__WHAT THE EXERCISE ASKS__
Write out the entire listing below exactly as it appears, minus any pictures.

--- Start INFORMATION SHOWN ---

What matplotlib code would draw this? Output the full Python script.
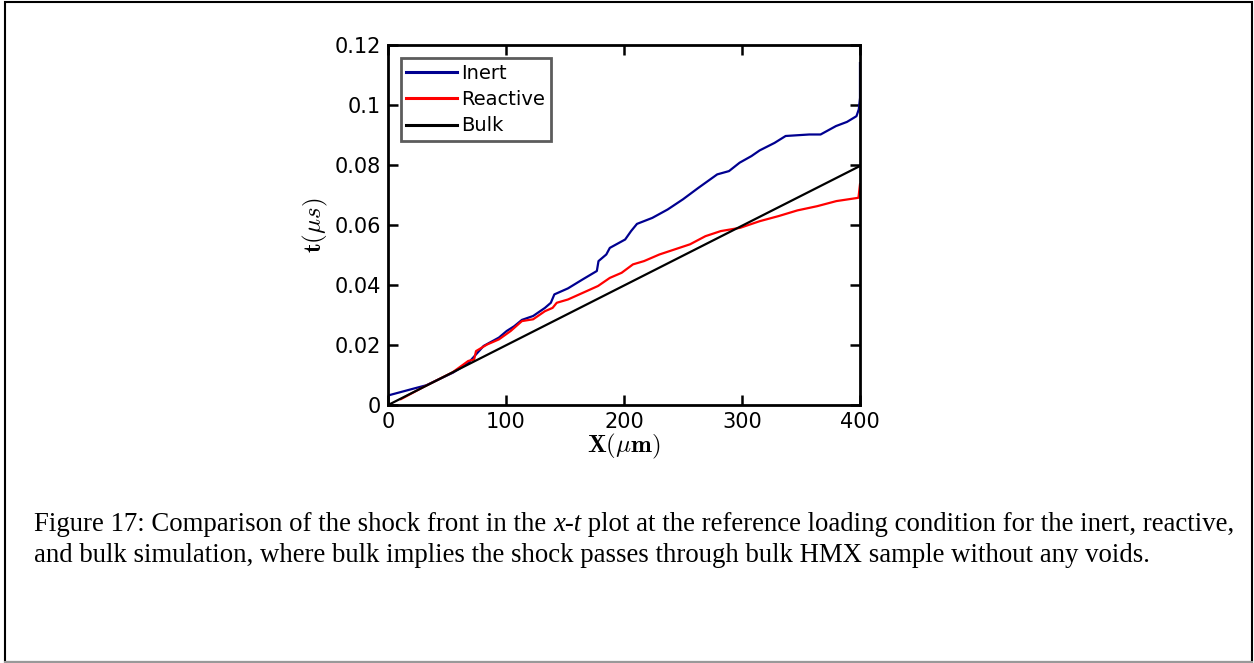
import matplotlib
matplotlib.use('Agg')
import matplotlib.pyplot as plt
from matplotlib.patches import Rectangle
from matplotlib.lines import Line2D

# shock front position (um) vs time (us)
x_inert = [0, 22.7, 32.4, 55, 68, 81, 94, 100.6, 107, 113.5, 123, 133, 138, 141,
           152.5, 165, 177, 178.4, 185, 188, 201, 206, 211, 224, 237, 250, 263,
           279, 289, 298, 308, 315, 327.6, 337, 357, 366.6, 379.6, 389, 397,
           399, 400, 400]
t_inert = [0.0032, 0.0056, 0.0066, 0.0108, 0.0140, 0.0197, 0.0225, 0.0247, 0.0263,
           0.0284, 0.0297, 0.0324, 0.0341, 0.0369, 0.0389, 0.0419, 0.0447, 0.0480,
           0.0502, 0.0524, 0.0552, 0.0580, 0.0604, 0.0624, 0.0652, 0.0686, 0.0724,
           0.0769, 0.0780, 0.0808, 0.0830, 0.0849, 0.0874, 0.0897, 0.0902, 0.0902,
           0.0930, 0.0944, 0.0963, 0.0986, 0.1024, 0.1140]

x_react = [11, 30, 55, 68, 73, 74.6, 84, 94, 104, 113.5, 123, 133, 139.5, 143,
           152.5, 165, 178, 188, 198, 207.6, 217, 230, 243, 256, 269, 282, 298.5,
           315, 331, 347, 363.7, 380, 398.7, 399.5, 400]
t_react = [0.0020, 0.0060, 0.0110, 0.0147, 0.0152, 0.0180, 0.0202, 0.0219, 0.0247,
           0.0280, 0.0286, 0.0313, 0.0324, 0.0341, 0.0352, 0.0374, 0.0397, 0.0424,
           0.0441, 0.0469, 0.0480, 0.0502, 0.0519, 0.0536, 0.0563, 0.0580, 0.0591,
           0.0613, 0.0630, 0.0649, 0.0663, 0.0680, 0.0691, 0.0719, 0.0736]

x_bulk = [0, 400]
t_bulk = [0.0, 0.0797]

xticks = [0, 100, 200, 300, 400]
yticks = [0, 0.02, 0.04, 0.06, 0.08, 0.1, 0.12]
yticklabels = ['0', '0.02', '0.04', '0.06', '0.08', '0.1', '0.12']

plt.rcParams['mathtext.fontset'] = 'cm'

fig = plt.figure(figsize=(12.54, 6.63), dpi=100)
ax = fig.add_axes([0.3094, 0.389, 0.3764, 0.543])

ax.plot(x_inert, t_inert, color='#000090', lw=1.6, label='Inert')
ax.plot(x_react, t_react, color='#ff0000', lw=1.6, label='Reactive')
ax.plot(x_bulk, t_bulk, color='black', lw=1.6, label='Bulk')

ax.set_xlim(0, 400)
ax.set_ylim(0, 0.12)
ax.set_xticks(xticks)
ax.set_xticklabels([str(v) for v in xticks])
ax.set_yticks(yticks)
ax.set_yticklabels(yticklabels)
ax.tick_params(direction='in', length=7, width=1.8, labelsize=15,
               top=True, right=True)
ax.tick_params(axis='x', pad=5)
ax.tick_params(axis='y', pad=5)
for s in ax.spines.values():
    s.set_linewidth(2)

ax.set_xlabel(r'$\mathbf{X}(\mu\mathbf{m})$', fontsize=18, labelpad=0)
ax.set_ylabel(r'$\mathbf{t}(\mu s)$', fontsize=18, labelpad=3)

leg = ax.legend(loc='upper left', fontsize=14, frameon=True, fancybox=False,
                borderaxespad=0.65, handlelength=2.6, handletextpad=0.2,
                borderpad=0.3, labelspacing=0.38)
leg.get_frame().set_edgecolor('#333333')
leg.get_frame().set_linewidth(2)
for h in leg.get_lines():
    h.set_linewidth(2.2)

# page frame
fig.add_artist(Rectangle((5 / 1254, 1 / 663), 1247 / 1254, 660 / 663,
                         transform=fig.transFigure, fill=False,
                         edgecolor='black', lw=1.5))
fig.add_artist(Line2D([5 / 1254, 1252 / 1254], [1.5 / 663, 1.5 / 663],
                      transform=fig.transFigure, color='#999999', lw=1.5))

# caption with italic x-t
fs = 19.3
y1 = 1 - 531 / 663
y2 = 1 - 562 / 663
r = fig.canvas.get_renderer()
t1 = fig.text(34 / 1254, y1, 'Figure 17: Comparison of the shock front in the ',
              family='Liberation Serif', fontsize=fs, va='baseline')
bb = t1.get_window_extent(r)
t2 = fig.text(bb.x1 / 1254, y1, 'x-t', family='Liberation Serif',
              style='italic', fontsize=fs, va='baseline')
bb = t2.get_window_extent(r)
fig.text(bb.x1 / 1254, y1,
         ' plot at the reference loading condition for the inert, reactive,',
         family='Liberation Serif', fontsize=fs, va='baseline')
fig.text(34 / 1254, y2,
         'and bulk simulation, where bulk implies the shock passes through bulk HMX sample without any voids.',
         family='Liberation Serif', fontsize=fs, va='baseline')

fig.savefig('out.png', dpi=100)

--- End INFORMATION SHOWN ---

__WORKED ANSWER__
What matplotlib code would draw this? Output the full Python script.
import matplotlib
matplotlib.use('Agg')
import matplotlib.pyplot as plt
from matplotlib.patches import Rectangle
from matplotlib.lines import Line2D

# shock front position (um) vs time (us)
x_inert = [0, 22.7, 32.4, 55, 68, 81, 94, 100.6, 107, 113.5, 123, 133, 138, 141,
           152.5, 165, 177, 178.4, 185, 188, 201, 206, 211, 224, 237, 250, 263,
           279, 289, 298, 308, 315, 327.6, 337, 357, 366.6, 379.6, 389, 397,
           399, 400, 400]
t_inert = [0.0032, 0.0056, 0.0066, 0.0108, 0.0140, 0.0197, 0.0225, 0.0247, 0.0263,
           0.0284, 0.0297, 0.0324, 0.0341, 0.0369, 0.0389, 0.0419, 0.0447, 0.0480,
           0.0502, 0.0524, 0.0552, 0.0580, 0.0604, 0.0624, 0.0652, 0.0686, 0.0724,
           0.0769, 0.0780, 0.0808, 0.0830, 0.0849, 0.0874, 0.0897, 0.0902, 0.0902,
           0.0930, 0.0944, 0.0963, 0.0986, 0.1024, 0.1140]

x_react = [11, 30, 55, 68, 73, 74.6, 84, 94, 104, 113.5, 123, 133, 139.5, 143,
           152.5, 165, 178, 188, 198, 207.6, 217, 230, 243, 256, 269, 282, 298.5,
           315, 331, 347, 363.7, 380, 398.7, 399.5, 400]
t_react = [0.0020, 0.0060, 0.0110, 0.0147, 0.0152, 0.0180, 0.0202, 0.0219, 0.0247,
           0.0280, 0.0286, 0.0313, 0.0324, 0.0341, 0.0352, 0.0374, 0.0397, 0.0424,
           0.0441, 0.0469, 0.0480, 0.0502, 0.0519, 0.0536, 0.0563, 0.0580, 0.0591,
           0.0613, 0.0630, 0.0649, 0.0663, 0.0680, 0.0691, 0.0719, 0.0736]

x_bulk = [0, 400]
t_bulk = [0.0, 0.0797]

xticks = [0, 100, 200, 300, 400]
yticks = [0, 0.02, 0.04, 0.06, 0.08, 0.1, 0.12]
yticklabels = ['0', '0.02', '0.04', '0.06', '0.08', '0.1', '0.12']

plt.rcParams['mathtext.fontset'] = 'cm'

fig = plt.figure(figsize=(12.54, 6.63), dpi=100)
ax = fig.add_axes([0.3094, 0.389, 0.3764, 0.543])

ax.plot(x_inert, t_inert, color='#000090', lw=1.6, label='Inert')
ax.plot(x_react, t_react, color='#ff0000', lw=1.6, label='Reactive')
ax.plot(x_bulk, t_bulk, color='black', lw=1.6, label='Bulk')

ax.set_xlim(0, 400)
ax.set_ylim(0, 0.12)
ax.set_xticks(xticks)
ax.set_xticklabels([str(v) for v in xticks])
ax.set_yticks(yticks)
ax.set_yticklabels(yticklabels)
ax.tick_params(direction='in', length=7, width=1.8, labelsize=15,
               top=True, right=True)
ax.tick_params(axis='x', pad=5)
ax.tick_params(axis='y', pad=5)
for s in ax.spines.values():
    s.set_linewidth(2)

ax.set_xlabel(r'$\mathbf{X}(\mu\mathbf{m})$', fontsize=18, labelpad=0)
ax.set_ylabel(r'$\mathbf{t}(\mu s)$', fontsize=18, labelpad=3)

leg = ax.legend(loc='upper left', fontsize=14, frameon=True, fancybox=False,
                borderaxespad=0.65, handlelength=2.6, handletextpad=0.2,
                borderpad=0.3, labelspacing=0.38)
leg.get_frame().set_edgecolor('#333333')
leg.get_frame().set_linewidth(2)
for h in leg.get_lines():
    h.set_linewidth(2.2)

# page frame
fig.add_artist(Rectangle((5 / 1254, 1 / 663), 1247 / 1254, 660 / 663,
                         transform=fig.transFigure, fill=False,
                         edgecolor='black', lw=1.5))
fig.add_artist(Line2D([5 / 1254, 1252 / 1254], [1.5 / 663, 1.5 / 663],
                      transform=fig.transFigure, color='#999999', lw=1.5))

# caption with italic x-t
fs = 19.3
y1 = 1 - 531 / 663
y2 = 1 - 562 / 663
r = fig.canvas.get_renderer()
t1 = fig.text(34 / 1254, y1, 'Figure 17: Comparison of the shock front in the ',
              family='Liberation Serif', fontsize=fs, va='baseline')
bb = t1.get_window_extent(r)
t2 = fig.text(bb.x1 / 1254, y1, 'x-t', family='Liberation Serif',
              style='italic', fontsize=fs, va='baseline')
bb = t2.get_window_extent(r)
fig.text(bb.x1 / 1254, y1,
         ' plot at the reference loading condition for the inert, reactive,',
         family='Liberation Serif', fontsize=fs, va='baseline')
fig.text(34 / 1254, y2,
         'and bulk simulation, where bulk implies the shock passes through bulk HMX sample without any voids.',
         family='Liberation Serif', fontsize=fs, va='baseline')

fig.savefig('out.png', dpi=100)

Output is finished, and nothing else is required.